* **Supplied data**:
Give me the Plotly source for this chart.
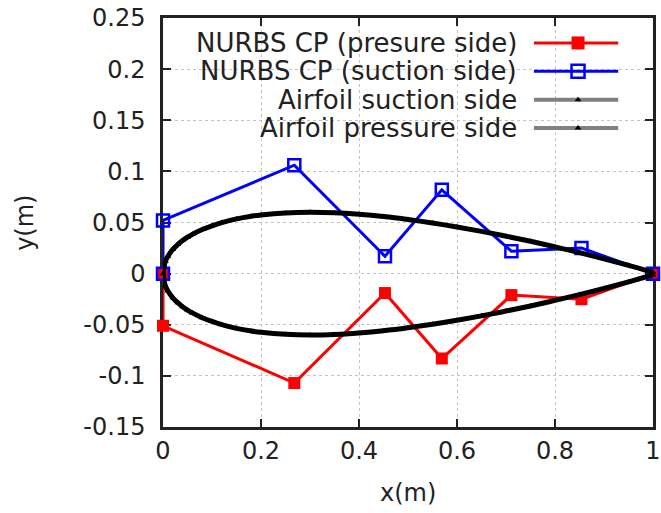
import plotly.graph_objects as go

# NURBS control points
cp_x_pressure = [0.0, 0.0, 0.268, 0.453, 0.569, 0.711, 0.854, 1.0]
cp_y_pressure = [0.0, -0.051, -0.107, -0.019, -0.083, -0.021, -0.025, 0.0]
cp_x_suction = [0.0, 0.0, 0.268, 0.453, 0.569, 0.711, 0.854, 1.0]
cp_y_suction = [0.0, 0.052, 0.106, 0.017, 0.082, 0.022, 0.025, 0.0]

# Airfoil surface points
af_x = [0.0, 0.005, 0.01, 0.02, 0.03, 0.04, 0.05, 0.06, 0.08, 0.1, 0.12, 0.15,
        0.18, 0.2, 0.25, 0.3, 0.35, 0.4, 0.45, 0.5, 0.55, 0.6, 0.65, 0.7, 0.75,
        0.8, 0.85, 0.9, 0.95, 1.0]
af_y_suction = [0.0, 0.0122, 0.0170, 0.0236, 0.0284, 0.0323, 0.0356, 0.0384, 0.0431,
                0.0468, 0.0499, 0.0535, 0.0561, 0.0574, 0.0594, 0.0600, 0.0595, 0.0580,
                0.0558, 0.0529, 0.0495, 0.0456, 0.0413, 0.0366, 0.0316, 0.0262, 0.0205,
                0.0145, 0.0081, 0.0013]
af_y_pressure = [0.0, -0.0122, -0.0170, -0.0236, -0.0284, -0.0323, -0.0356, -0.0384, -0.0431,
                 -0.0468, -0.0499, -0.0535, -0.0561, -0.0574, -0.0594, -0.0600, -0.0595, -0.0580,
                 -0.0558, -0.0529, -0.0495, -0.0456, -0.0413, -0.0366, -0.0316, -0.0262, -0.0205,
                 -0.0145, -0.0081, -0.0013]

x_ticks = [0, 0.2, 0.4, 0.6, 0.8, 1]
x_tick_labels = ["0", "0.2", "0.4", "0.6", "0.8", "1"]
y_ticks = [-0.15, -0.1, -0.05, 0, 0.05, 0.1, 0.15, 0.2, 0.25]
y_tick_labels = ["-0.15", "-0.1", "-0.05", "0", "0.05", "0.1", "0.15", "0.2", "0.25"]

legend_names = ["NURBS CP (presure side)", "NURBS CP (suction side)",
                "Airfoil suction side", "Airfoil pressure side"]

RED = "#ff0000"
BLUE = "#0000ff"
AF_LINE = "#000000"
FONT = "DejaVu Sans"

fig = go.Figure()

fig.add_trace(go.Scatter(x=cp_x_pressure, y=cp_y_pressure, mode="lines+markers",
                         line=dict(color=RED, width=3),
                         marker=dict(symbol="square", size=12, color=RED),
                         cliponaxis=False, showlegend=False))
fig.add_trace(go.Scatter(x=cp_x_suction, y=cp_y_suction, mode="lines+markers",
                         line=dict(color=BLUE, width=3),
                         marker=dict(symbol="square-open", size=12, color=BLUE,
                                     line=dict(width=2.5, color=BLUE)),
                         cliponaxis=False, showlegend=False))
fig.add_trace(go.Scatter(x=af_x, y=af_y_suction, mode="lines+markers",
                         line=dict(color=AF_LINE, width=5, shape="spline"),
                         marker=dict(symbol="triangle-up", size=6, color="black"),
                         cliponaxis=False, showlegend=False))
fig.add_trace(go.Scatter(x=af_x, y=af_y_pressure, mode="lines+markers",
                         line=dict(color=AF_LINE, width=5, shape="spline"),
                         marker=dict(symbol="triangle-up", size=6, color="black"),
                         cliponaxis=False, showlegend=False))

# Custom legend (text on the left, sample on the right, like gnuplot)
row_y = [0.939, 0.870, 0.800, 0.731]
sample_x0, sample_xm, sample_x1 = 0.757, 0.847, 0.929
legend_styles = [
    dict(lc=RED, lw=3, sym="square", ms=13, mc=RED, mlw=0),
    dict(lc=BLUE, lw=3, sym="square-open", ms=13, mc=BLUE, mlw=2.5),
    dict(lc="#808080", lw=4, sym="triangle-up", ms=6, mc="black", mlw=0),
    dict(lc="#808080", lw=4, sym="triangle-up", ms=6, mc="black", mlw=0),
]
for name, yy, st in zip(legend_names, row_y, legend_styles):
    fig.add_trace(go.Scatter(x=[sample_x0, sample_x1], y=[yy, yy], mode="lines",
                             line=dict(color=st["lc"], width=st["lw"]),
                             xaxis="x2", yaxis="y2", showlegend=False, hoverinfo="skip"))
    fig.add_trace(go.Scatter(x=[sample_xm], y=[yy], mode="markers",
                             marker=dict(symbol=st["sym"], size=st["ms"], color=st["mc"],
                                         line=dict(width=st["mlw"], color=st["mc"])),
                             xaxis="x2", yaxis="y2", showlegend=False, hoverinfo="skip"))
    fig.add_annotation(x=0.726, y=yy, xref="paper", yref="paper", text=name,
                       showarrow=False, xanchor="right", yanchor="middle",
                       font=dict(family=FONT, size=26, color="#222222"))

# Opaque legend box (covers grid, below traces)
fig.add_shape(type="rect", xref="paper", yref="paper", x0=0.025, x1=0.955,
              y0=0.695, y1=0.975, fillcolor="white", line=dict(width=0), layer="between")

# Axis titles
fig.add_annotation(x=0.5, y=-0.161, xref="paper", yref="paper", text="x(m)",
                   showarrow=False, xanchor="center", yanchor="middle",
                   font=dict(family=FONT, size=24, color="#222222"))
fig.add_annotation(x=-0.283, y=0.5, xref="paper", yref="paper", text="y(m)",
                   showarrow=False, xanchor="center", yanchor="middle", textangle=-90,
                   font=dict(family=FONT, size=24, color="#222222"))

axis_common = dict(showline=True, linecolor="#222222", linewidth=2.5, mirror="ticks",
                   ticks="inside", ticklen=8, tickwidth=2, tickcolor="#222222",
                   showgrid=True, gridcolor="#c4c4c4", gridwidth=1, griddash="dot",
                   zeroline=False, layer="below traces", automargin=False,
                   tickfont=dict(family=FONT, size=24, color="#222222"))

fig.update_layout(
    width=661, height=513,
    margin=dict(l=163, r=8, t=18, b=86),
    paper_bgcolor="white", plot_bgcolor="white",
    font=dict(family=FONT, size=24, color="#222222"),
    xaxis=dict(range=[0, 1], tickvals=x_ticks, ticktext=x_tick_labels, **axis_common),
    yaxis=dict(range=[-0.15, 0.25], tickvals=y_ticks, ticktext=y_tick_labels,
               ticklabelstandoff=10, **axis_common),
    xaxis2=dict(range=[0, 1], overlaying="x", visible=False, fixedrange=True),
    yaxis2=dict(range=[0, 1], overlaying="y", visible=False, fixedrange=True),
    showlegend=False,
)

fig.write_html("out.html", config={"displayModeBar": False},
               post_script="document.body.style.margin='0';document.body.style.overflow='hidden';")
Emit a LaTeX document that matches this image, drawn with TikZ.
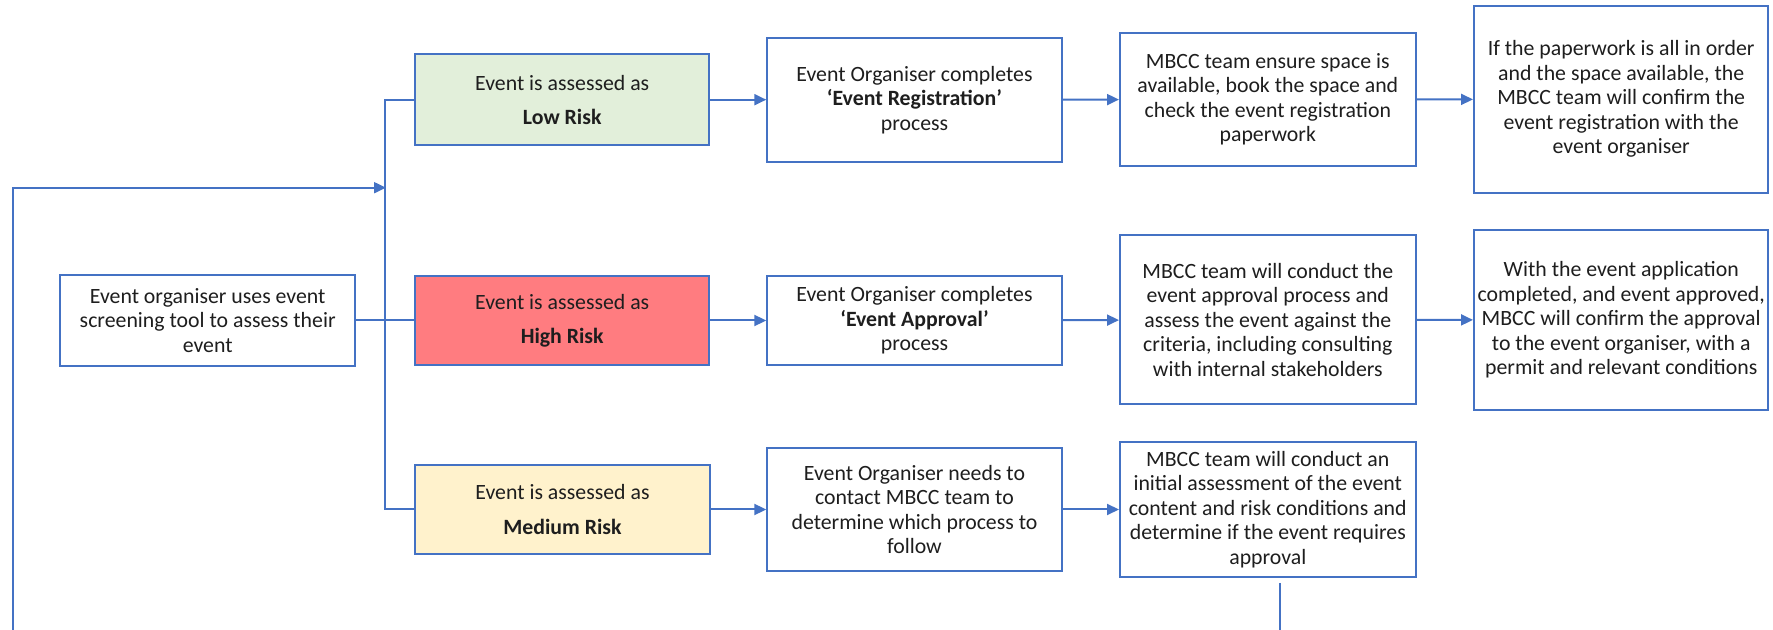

* **Short task**: Reproduce the data verbatim. Do not carry any picture into the copy.

* **Answer to the task**:
Give me the Plotly source for this chart.
import plotly.graph_objects as go

# NURBS control points
cp_x_pressure = [0.0, 0.0, 0.268, 0.453, 0.569, 0.711, 0.854, 1.0]
cp_y_pressure = [0.0, -0.051, -0.107, -0.019, -0.083, -0.021, -0.025, 0.0]
cp_x_suction = [0.0, 0.0, 0.268, 0.453, 0.569, 0.711, 0.854, 1.0]
cp_y_suction = [0.0, 0.052, 0.106, 0.017, 0.082, 0.022, 0.025, 0.0]

# Airfoil surface points
af_x = [0.0, 0.005, 0.01, 0.02, 0.03, 0.04, 0.05, 0.06, 0.08, 0.1, 0.12, 0.15,
        0.18, 0.2, 0.25, 0.3, 0.35, 0.4, 0.45, 0.5, 0.55, 0.6, 0.65, 0.7, 0.75,
        0.8, 0.85, 0.9, 0.95, 1.0]
af_y_suction = [0.0, 0.0122, 0.0170, 0.0236, 0.0284, 0.0323, 0.0356, 0.0384, 0.0431,
                0.0468, 0.0499, 0.0535, 0.0561, 0.0574, 0.0594, 0.0600, 0.0595, 0.0580,
                0.0558, 0.0529, 0.0495, 0.0456, 0.0413, 0.0366, 0.0316, 0.0262, 0.0205,
                0.0145, 0.0081, 0.0013]
af_y_pressure = [0.0, -0.0122, -0.0170, -0.0236, -0.0284, -0.0323, -0.0356, -0.0384, -0.0431,
                 -0.0468, -0.0499, -0.0535, -0.0561, -0.0574, -0.0594, -0.0600, -0.0595, -0.0580,
                 -0.0558, -0.0529, -0.0495, -0.0456, -0.0413, -0.0366, -0.0316, -0.0262, -0.0205,
                 -0.0145, -0.0081, -0.0013]

x_ticks = [0, 0.2, 0.4, 0.6, 0.8, 1]
x_tick_labels = ["0", "0.2", "0.4", "0.6", "0.8", "1"]
y_ticks = [-0.15, -0.1, -0.05, 0, 0.05, 0.1, 0.15, 0.2, 0.25]
y_tick_labels = ["-0.15", "-0.1", "-0.05", "0", "0.05", "0.1", "0.15", "0.2", "0.25"]

legend_names = ["NURBS CP (presure side)", "NURBS CP (suction side)",
                "Airfoil suction side", "Airfoil pressure side"]

RED = "#ff0000"
BLUE = "#0000ff"
AF_LINE = "#000000"
FONT = "DejaVu Sans"

fig = go.Figure()

fig.add_trace(go.Scatter(x=cp_x_pressure, y=cp_y_pressure, mode="lines+markers",
                         line=dict(color=RED, width=3),
                         marker=dict(symbol="square", size=12, color=RED),
                         cliponaxis=False, showlegend=False))
fig.add_trace(go.Scatter(x=cp_x_suction, y=cp_y_suction, mode="lines+markers",
                         line=dict(color=BLUE, width=3),
                         marker=dict(symbol="square-open", size=12, color=BLUE,
                                     line=dict(width=2.5, color=BLUE)),
                         cliponaxis=False, showlegend=False))
fig.add_trace(go.Scatter(x=af_x, y=af_y_suction, mode="lines+markers",
                         line=dict(color=AF_LINE, width=5, shape="spline"),
                         marker=dict(symbol="triangle-up", size=6, color="black"),
                         cliponaxis=False, showlegend=False))
fig.add_trace(go.Scatter(x=af_x, y=af_y_pressure, mode="lines+markers",
                         line=dict(color=AF_LINE, width=5, shape="spline"),
                         marker=dict(symbol="triangle-up", size=6, color="black"),
                         cliponaxis=False, showlegend=False))

# Custom legend (text on the left, sample on the right, like gnuplot)
row_y = [0.939, 0.870, 0.800, 0.731]
sample_x0, sample_xm, sample_x1 = 0.757, 0.847, 0.929
legend_styles = [
    dict(lc=RED, lw=3, sym="square", ms=13, mc=RED, mlw=0),
    dict(lc=BLUE, lw=3, sym="square-open", ms=13, mc=BLUE, mlw=2.5),
    dict(lc="#808080", lw=4, sym="triangle-up", ms=6, mc="black", mlw=0),
    dict(lc="#808080", lw=4, sym="triangle-up", ms=6, mc="black", mlw=0),
]
for name, yy, st in zip(legend_names, row_y, legend_styles):
    fig.add_trace(go.Scatter(x=[sample_x0, sample_x1], y=[yy, yy], mode="lines",
                             line=dict(color=st["lc"], width=st["lw"]),
                             xaxis="x2", yaxis="y2", showlegend=False, hoverinfo="skip"))
    fig.add_trace(go.Scatter(x=[sample_xm], y=[yy], mode="markers",
                             marker=dict(symbol=st["sym"], size=st["ms"], color=st["mc"],
                                         line=dict(width=st["mlw"], color=st["mc"])),
                             xaxis="x2", yaxis="y2", showlegend=False, hoverinfo="skip"))
    fig.add_annotation(x=0.726, y=yy, xref="paper", yref="paper", text=name,
                       showarrow=False, xanchor="right", yanchor="middle",
                       font=dict(family=FONT, size=26, color="#222222"))

# Opaque legend box (covers grid, below traces)
fig.add_shape(type="rect", xref="paper", yref="paper", x0=0.025, x1=0.955,
              y0=0.695, y1=0.975, fillcolor="white", line=dict(width=0), layer="between")

# Axis titles
fig.add_annotation(x=0.5, y=-0.161, xref="paper", yref="paper", text="x(m)",
                   showarrow=False, xanchor="center", yanchor="middle",
                   font=dict(family=FONT, size=24, color="#222222"))
fig.add_annotation(x=-0.283, y=0.5, xref="paper", yref="paper", text="y(m)",
                   showarrow=False, xanchor="center", yanchor="middle", textangle=-90,
                   font=dict(family=FONT, size=24, color="#222222"))

axis_common = dict(showline=True, linecolor="#222222", linewidth=2.5, mirror="ticks",
                   ticks="inside", ticklen=8, tickwidth=2, tickcolor="#222222",
                   showgrid=True, gridcolor="#c4c4c4", gridwidth=1, griddash="dot",
                   zeroline=False, layer="below traces", automargin=False,
                   tickfont=dict(family=FONT, size=24, color="#222222"))

fig.update_layout(
    width=661, height=513,
    margin=dict(l=163, r=8, t=18, b=86),
    paper_bgcolor="white", plot_bgcolor="white",
    font=dict(family=FONT, size=24, color="#222222"),
    xaxis=dict(range=[0, 1], tickvals=x_ticks, ticktext=x_tick_labels, **axis_common),
    yaxis=dict(range=[-0.15, 0.25], tickvals=y_ticks, ticktext=y_tick_labels,
               ticklabelstandoff=10, **axis_common),
    xaxis2=dict(range=[0, 1], overlaying="x", visible=False, fixedrange=True),
    yaxis2=dict(range=[0, 1], overlaying="y", visible=False, fixedrange=True),
    showlegend=False,
)

fig.write_html("out.html", config={"displayModeBar": False},
               post_script="document.body.style.margin='0';document.body.style.overflow='hidden';")
Emit a LaTeX document that matches this image, drawn with TikZ.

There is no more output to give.